Le 6 juin 1956, à la tombée de la nuit, deux cercueils en bois blanc hâtivement cloués furent enterrés furtivement à Lamartine, sous l’œil indifférent de quelques terrassiers et le regard hostile des habitants européens qui, jusqu’au dernier moment, avaient refusé de recevoir parmi les morts de leur cimetière les dépouilles de Maillot et de Laban.
L’échec du « maquis rouge» marqua l’écroulement du rêve communiste montré : au F.L.N. qu’une force égale combattait à ses côtés tout en gardant sa propre personnalité.

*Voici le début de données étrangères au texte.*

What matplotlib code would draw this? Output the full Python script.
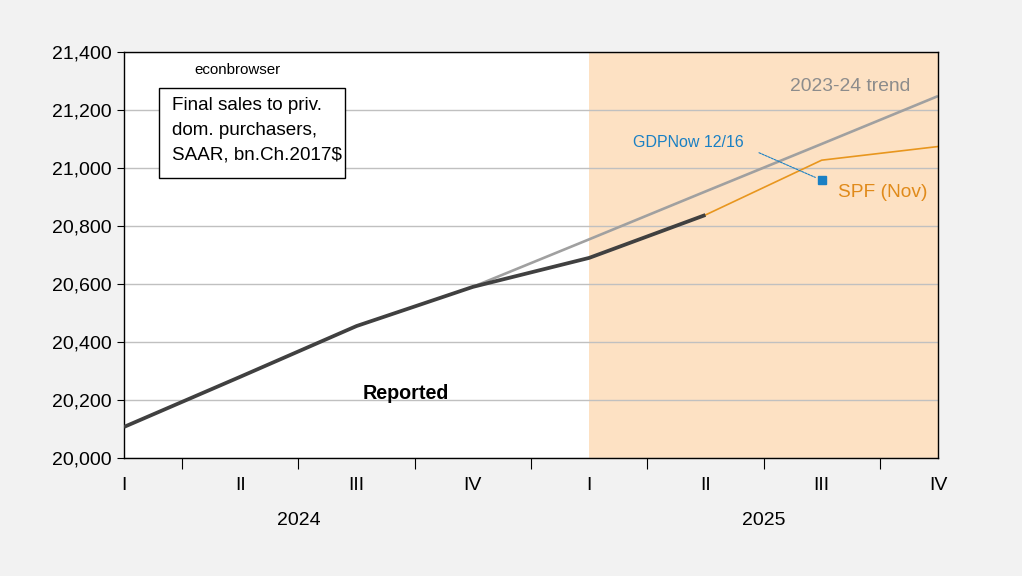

Le P.C.A. n’existait plus. Au mois de juillet, ses cellules urbaines passèrent sous la coupe du F.L.N. Dans l’infernale « bataille d’Alger », les artificiers rouges ne seraient plus que des terroristes parmi d’autres.
Indirectement, l’opération de Lamartine faisait du Front le principal bénéficiaire. Elle mettait un terme définitif à l’action d’un rival idéologique gênant
Ce qui, pour beaucoup, laissa supposer quelque intervention occulte mise en train de l’affaire.
Pourtant, quinze ans après, les partisans du bachagha Boualem revendiquent encore l’honneur d’avoir fourni le renseignement qui permit l’anéantissement de la bande Maillot-Laban.
Dans cette étrange conjoncture chacun peut choisir sa vérité.